The Museum of Very Bad Smells: A Dare to Scratch 'n' Sniff Mystery

Image of The Museum of Very Bad Smells: A Dare to Scratch "n' Sniff Mystery (Dare to Snatch 'n' Sniff Mysteries)
Author(s): 
Release Date: 
July 16, 2024
Publisher/Imprint: 
Katherine Tegen Books
Pages: 
32
Reviewed by: 

Monica Arnaldo is the Canadian creator of numerous children’s picture books, including Mr. S (2023), which was a finalist for the Governor General's Award for Literature, and Are You a Cheeseburger (2021), which won the Blue Spruce Award. Her newest creation is The Museum of Very Bad Smells, a scratch-and-sniff page turner that Kirkus Reviews calls “a real stinker, in the best possible sense.”

The book follows a hamster museum attendant as they search with other animal employees for the thief of the museum’s most prized exhibit: the World Famous Rotten Egg. Told in caricature Agatha Christie fashion, “Everybody is a suspect.”

A children’s book that successfully delivers icky scratch-and-sniff smells is sure to be a winner, no matter what the plot line. Considering Agatha Christie’s Murder on the Orient Express, one looks forward to the allusively humorous plot possibilities for The Museum of Very Bad Smells, which promotes itself as “a Dare to Scratch ’n’ Sniff Mystery.”

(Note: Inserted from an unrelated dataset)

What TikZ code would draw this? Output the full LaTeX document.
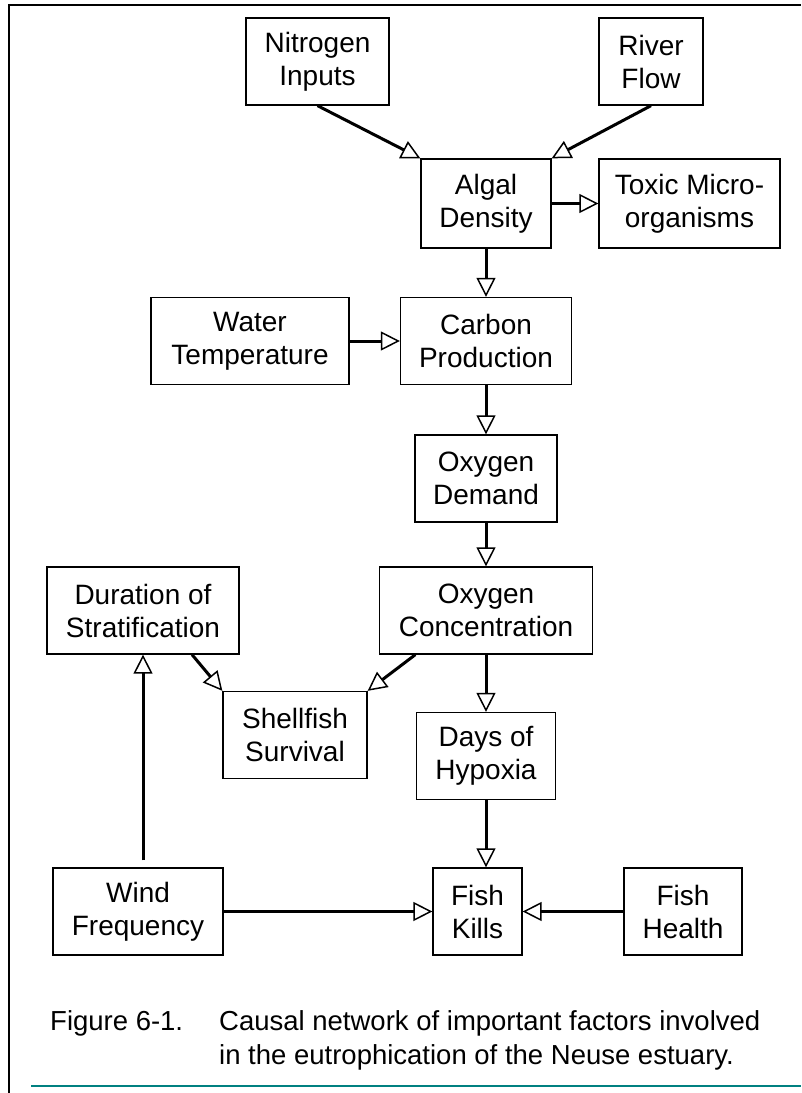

Children and caretakers will enjoy the simple yet details-packed illustrations, particularly the double-spread map-like overviews of the museum as the lead hamster attendant runs around, looking for clues to reveal the Rotten Egg thief.

Unfortunately, in my copy of the book, only two of the five scratch-and-sniff surfaces smelled at all. Those that did only faintly represented the powerfully undesirable aromas evoked by their images and boasted by the book.

Though they may introduce yucky smells like “dung” and “wet dog,” the animal characters are arbitrary in species and design, with histories that are presumed to be known but are not elucidated. This is problematic in any story that proclaims itself a mystery, even ones created for the entertainment of children. It also misses the opportunity to produce a picture book that might entertain its adult purchasers as much as the children they buy for.

The Museum of Very Bad Smells will, no doubt, be interesting to children for the first read or two. It will also, no doubt, be disappointing to children who open the book to find that the smells “don’t work.” For this reason, you may want to purchase the book in a store where you can test it out, rather than online.